= Sixes, Georgia =

Unincorporated community in Georgia, U.S.

The Sixes Mill

Sixes, home to approximately 14,540, is an unincorporated community in western Cherokee County, Georgia, United States, located about three miles west of Holly Springs and near the eastern shore of current-day Lake Allatoona. The community is located in the Georgia Gold Belt, which runs southwest to northeast along the southern edge of the Blue Ridge Mountains. The Sixes Gold Mine, a now-defunct gold mine dating back to the early 19th century, was located just to the northwest. In addition, the community is home to the Sixes Mill, which was originally built around 1820 by early gold prospectors and later rebuilt circa 1880. The mill has been well preserved and is still located off Sixes Road. There are two theories on how Sixes derived its name. The first theory attributes the name to Fort Hinar Sixes, a Cherokee Indian removal fort that was located in the area along the Trail of Tears.
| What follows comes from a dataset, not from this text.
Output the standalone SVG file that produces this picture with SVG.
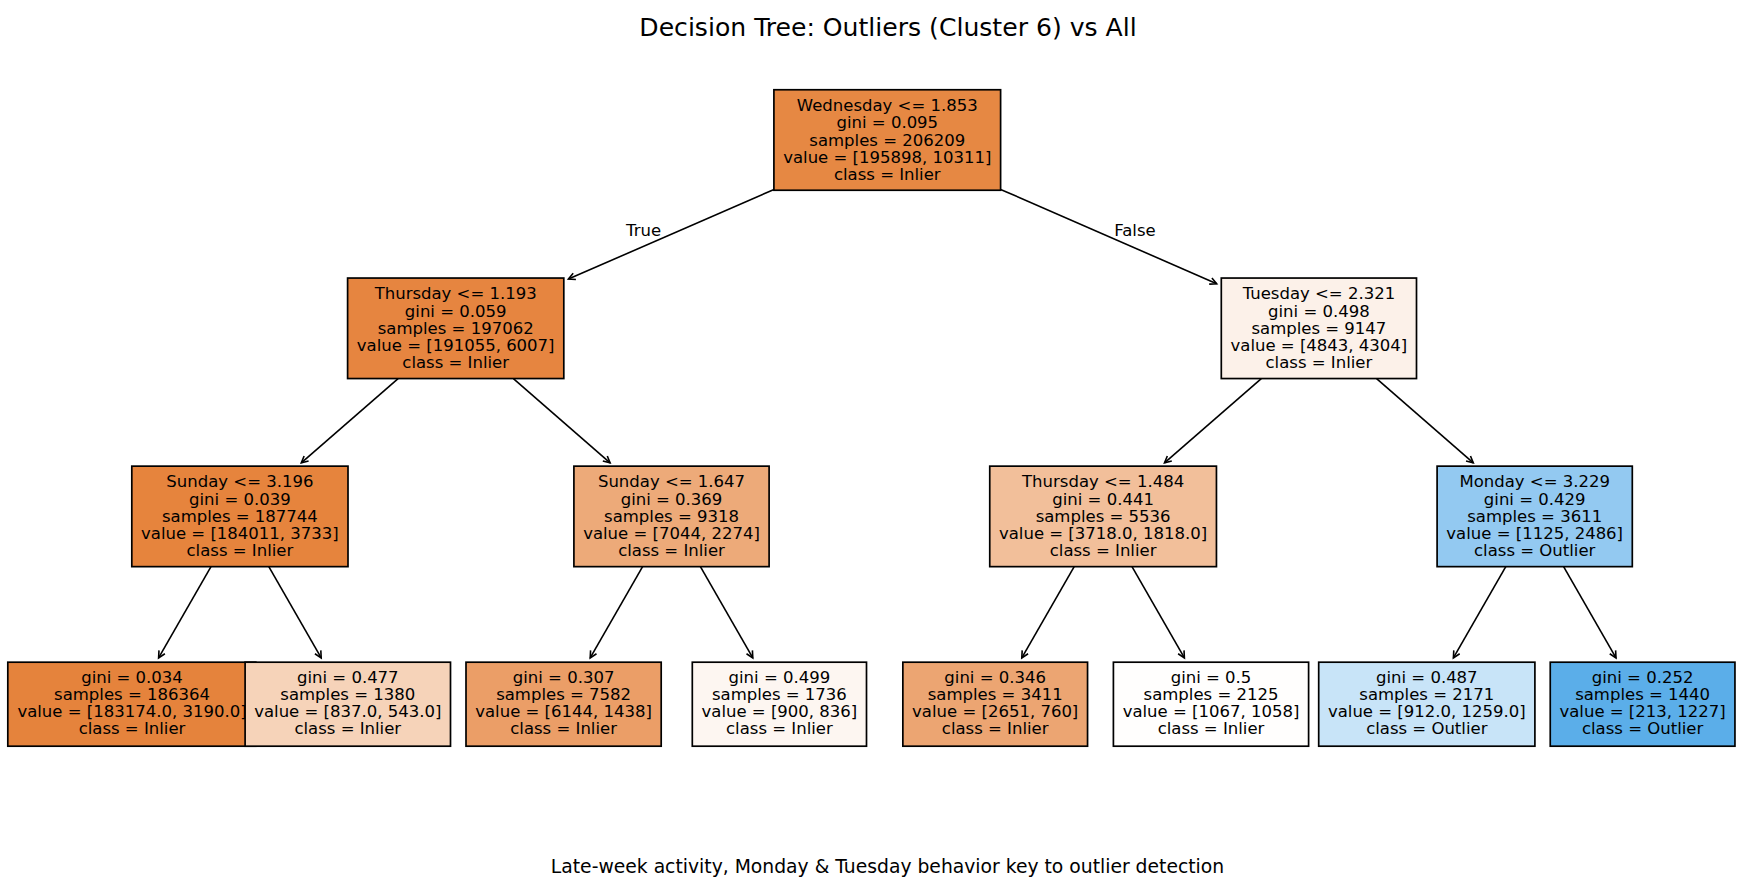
<svg xmlns="http://www.w3.org/2000/svg" width="1743" height="877" viewBox="0 0 1743 877">
<style>
.bg{fill:#ffffff}
.box{stroke:#000000;stroke-width:1.7}
.t{font-family:"DejaVu Sans",sans-serif;font-size:16.5px;fill:#000000;text-anchor:middle}
.title{font-family:"DejaVu Sans",sans-serif;font-size:25.1px;fill:#000000;text-anchor:middle}
.sub{font-family:"DejaVu Sans",sans-serif;font-size:18.75px;fill:#000000;text-anchor:middle}
.edge{stroke:#000000;stroke-width:1.6;fill:none;marker-end:url(#ah)}
</style>
<defs>
<marker id="ah" markerUnits="userSpaceOnUse" orient="auto" markerWidth="12" markerHeight="12" refX="0" refY="0" viewBox="-9 -6 12 12" overflow="visible">
<path d="M-6.7,-3.4 L0,0 L-6.7,3.4" fill="none" stroke="#000000" stroke-width="1.6"/>
</marker>
</defs>
<rect class="bg" x="0" y="0" width="1743" height="877"/>
<text class="title" x="888" y="35.5">Decision Tree: Outliers (Cluster 6) vs All</text>
<g id="connectors">
<line class="edge" x1="774" y1="189.4" x2="568.4" y2="279.1"/>
<line class="edge" x1="1000.6" y1="189.4" x2="1216.7" y2="283.7"/>
<line class="edge" x1="398.1" y1="378.6" x2="301.3" y2="462.9"/>
<line class="edge" x1="513.4" y1="378.6" x2="610.1" y2="462.9"/>
<line class="edge" x1="1261.3" y1="378.6" x2="1164.5" y2="462.9"/>
<line class="edge" x1="1376.6" y1="378.6" x2="1473.3" y2="462.9"/>
<line class="edge" x1="211" y1="566.7" x2="158.6" y2="657.9"/>
<line class="edge" x1="268.8" y1="566.7" x2="321.2" y2="657.9"/>
<line class="edge" x1="642.6" y1="566.7" x2="590.2" y2="657.9"/>
<line class="edge" x1="700.4" y1="566.7" x2="752.8" y2="657.9"/>
<line class="edge" x1="1074.2" y1="566.7" x2="1021.8" y2="657.9"/>
<line class="edge" x1="1132" y1="566.7" x2="1184.4" y2="657.9"/>
<line class="edge" x1="1505.8" y1="566.7" x2="1453.4" y2="657.9"/>
<line class="edge" x1="1563.6" y1="566.7" x2="1616" y2="657.9"/>
<text class="t" x="643.6" y="235.5">True</text>
<text class="t" x="1135" y="235.5">False</text>
</g>
<g id="n0">
<rect class="box" x="773.9" y="89.75" width="226.7" height="100.5" fill="#e68843"/>
<text class="t" x="887.3" y="111">Wednesday &lt;= 1.853</text>
<text class="t" x="887.3" y="128.25">gini = 0.095</text>
<text class="t" x="887.3" y="145.5">samples = 206209</text>
<text class="t" x="887.3" y="162.75">value = [195898, 10311]</text>
<text class="t" x="887.3" y="180">class = Inlier</text>
</g>
<g id="n1">
<rect class="box" x="347.6" y="278.05" width="216.2" height="100.5" fill="#e68540"/>
<text class="t" x="455.7" y="299.3">Thursday &lt;= 1.193</text>
<text class="t" x="455.7" y="316.55">gini = 0.059</text>
<text class="t" x="455.7" y="333.8">samples = 197062</text>
<text class="t" x="455.7" y="351.05">value = [191055, 6007]</text>
<text class="t" x="455.7" y="368.3">class = Inlier</text>
</g>
<g id="n8">
<rect class="box" x="1221.3" y="278.05" width="195.2" height="100.5" fill="#fcf1e9"/>
<text class="t" x="1318.9" y="299.3">Tuesday &lt;= 2.321</text>
<text class="t" x="1318.9" y="316.55">gini = 0.498</text>
<text class="t" x="1318.9" y="333.8">samples = 9147</text>
<text class="t" x="1318.9" y="351.05">value = [4843, 4304]</text>
<text class="t" x="1318.9" y="368.3">class = Inlier</text>
</g>
<g id="n2">
<rect class="box" x="131.8" y="466.15" width="216.2" height="100.5" fill="#e6843d"/>
<text class="t" x="239.9" y="487.4">Sunday &lt;= 3.196</text>
<text class="t" x="239.9" y="504.65">gini = 0.039</text>
<text class="t" x="239.9" y="521.9">samples = 187744</text>
<text class="t" x="239.9" y="539.15">value = [184011, 3733]</text>
<text class="t" x="239.9" y="556.4">class = Inlier</text>
</g>
<g id="n5">
<rect class="box" x="573.9" y="466.15" width="195.2" height="100.5" fill="#edaa79"/>
<text class="t" x="671.5" y="487.4">Sunday &lt;= 1.647</text>
<text class="t" x="671.5" y="504.65">gini = 0.369</text>
<text class="t" x="671.5" y="521.9">samples = 9318</text>
<text class="t" x="671.5" y="539.15">value = [7044, 2274]</text>
<text class="t" x="671.5" y="556.4">class = Inlier</text>
</g>
<g id="n9">
<rect class="box" x="989.75" y="466.15" width="226.7" height="100.5" fill="#f2bf9a"/>
<text class="t" x="1103.1" y="487.4">Thursday &lt;= 1.484</text>
<text class="t" x="1103.1" y="504.65">gini = 0.441</text>
<text class="t" x="1103.1" y="521.9">samples = 5536</text>
<text class="t" x="1103.1" y="539.15">value = [3718.0, 1818.0]</text>
<text class="t" x="1103.1" y="556.4">class = Inlier</text>
</g>
<g id="n12">
<rect class="box" x="1437.1" y="466.15" width="195.2" height="100.5" fill="#93c9f1"/>
<text class="t" x="1534.7" y="487.4">Monday &lt;= 3.229</text>
<text class="t" x="1534.7" y="504.65">gini = 0.429</text>
<text class="t" x="1534.7" y="521.9">samples = 3611</text>
<text class="t" x="1534.7" y="539.15">value = [1125, 2486]</text>
<text class="t" x="1534.7" y="556.4">class = Outlier</text>
</g>
<g id="n3">
<rect class="box" x="7.8" y="662.2" width="248" height="84" fill="#e5833c"/>
<text class="t" x="132" y="682.6">gini = 0.034</text>
<text class="t" x="132" y="699.85">samples = 186364</text>
<text class="t" x="132" y="717.1">value = [183174.0, 3190.0]</text>
<text class="t" x="132" y="734.35">class = Inlier</text>
</g>
<g id="n4">
<rect class="box" x="245.1" y="662.2" width="205.4" height="84" fill="#f6d3b9"/>
<text class="t" x="347.8" y="682.6">gini = 0.477</text>
<text class="t" x="347.8" y="699.85">samples = 1380</text>
<text class="t" x="347.8" y="717.1">value = [837.0, 543.0]</text>
<text class="t" x="347.8" y="734.35">class = Inlier</text>
</g>
<g id="n6">
<rect class="box" x="466" y="662.2" width="195.2" height="84" fill="#eb9e67"/>
<text class="t" x="563.6" y="682.6">gini = 0.307</text>
<text class="t" x="563.6" y="699.85">samples = 7582</text>
<text class="t" x="563.6" y="717.1">value = [6144, 1438]</text>
<text class="t" x="563.6" y="734.35">class = Inlier</text>
</g>
<g id="n7">
<rect class="box" x="692.3" y="662.2" width="174.2" height="84" fill="#fdf6f1"/>
<text class="t" x="779.4" y="682.6">gini = 0.499</text>
<text class="t" x="779.4" y="699.85">samples = 1736</text>
<text class="t" x="779.4" y="717.1">value = [900, 836]</text>
<text class="t" x="779.4" y="734.35">class = Inlier</text>
</g>
<g id="n10">
<rect class="box" x="902.85" y="662.2" width="184.7" height="84" fill="#eca572"/>
<text class="t" x="995.2" y="682.6">gini = 0.346</text>
<text class="t" x="995.2" y="699.85">samples = 3411</text>
<text class="t" x="995.2" y="717.1">value = [2651, 760]</text>
<text class="t" x="995.2" y="734.35">class = Inlier</text>
</g>
<g id="n11">
<rect class="box" x="1113.4" y="662.2" width="195.2" height="84" fill="#fffefd"/>
<text class="t" x="1211" y="682.6">gini = 0.5</text>
<text class="t" x="1211" y="699.85">samples = 2125</text>
<text class="t" x="1211" y="717.1">value = [1067, 1058]</text>
<text class="t" x="1211" y="734.35">class = Inlier</text>
</g>
<g id="n13">
<rect class="box" x="1318.7" y="662.2" width="216.2" height="84" fill="#c8e4f8"/>
<text class="t" x="1426.8" y="682.6">gini = 0.487</text>
<text class="t" x="1426.8" y="699.85">samples = 2171</text>
<text class="t" x="1426.8" y="717.1">value = [912.0, 1259.0]</text>
<text class="t" x="1426.8" y="734.35">class = Outlier</text>
</g>
<g id="n14">
<rect class="box" x="1550.25" y="662.2" width="184.7" height="84" fill="#5baee9"/>
<text class="t" x="1642.6" y="682.6">gini = 0.252</text>
<text class="t" x="1642.6" y="699.85">samples = 1440</text>
<text class="t" x="1642.6" y="717.1">value = [213, 1227]</text>
<text class="t" x="1642.6" y="734.35">class = Outlier</text>
</g>
<text class="sub" x="887.5" y="872.5">Late-week activity, Monday &amp; Tuesday behavior key to outlier detection</text>
</svg>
The second holds that the name is derived from an old Cherokee village that was located near the Etowah River named "Sutali" — the Cherokee word for the number six. Sixes also lent its name to Fort Sixes, an 1830s US Army fort that served as a removal collection point for Cherokee prior to the Trail of Tears. Sutallee, a community that sits on the opposite side of the Etowah River (now Lake Allatoona) in western Cherokee County, also derives its name from this Native American village. Today, Sixes is a growing suburban community with many large, upscale residential neighborhoods, including BridgeMill. The area is served by two elementary schools (Sixes & Liberty); one middle school (Freedom); and two high schools (Woodstock & Cherokee).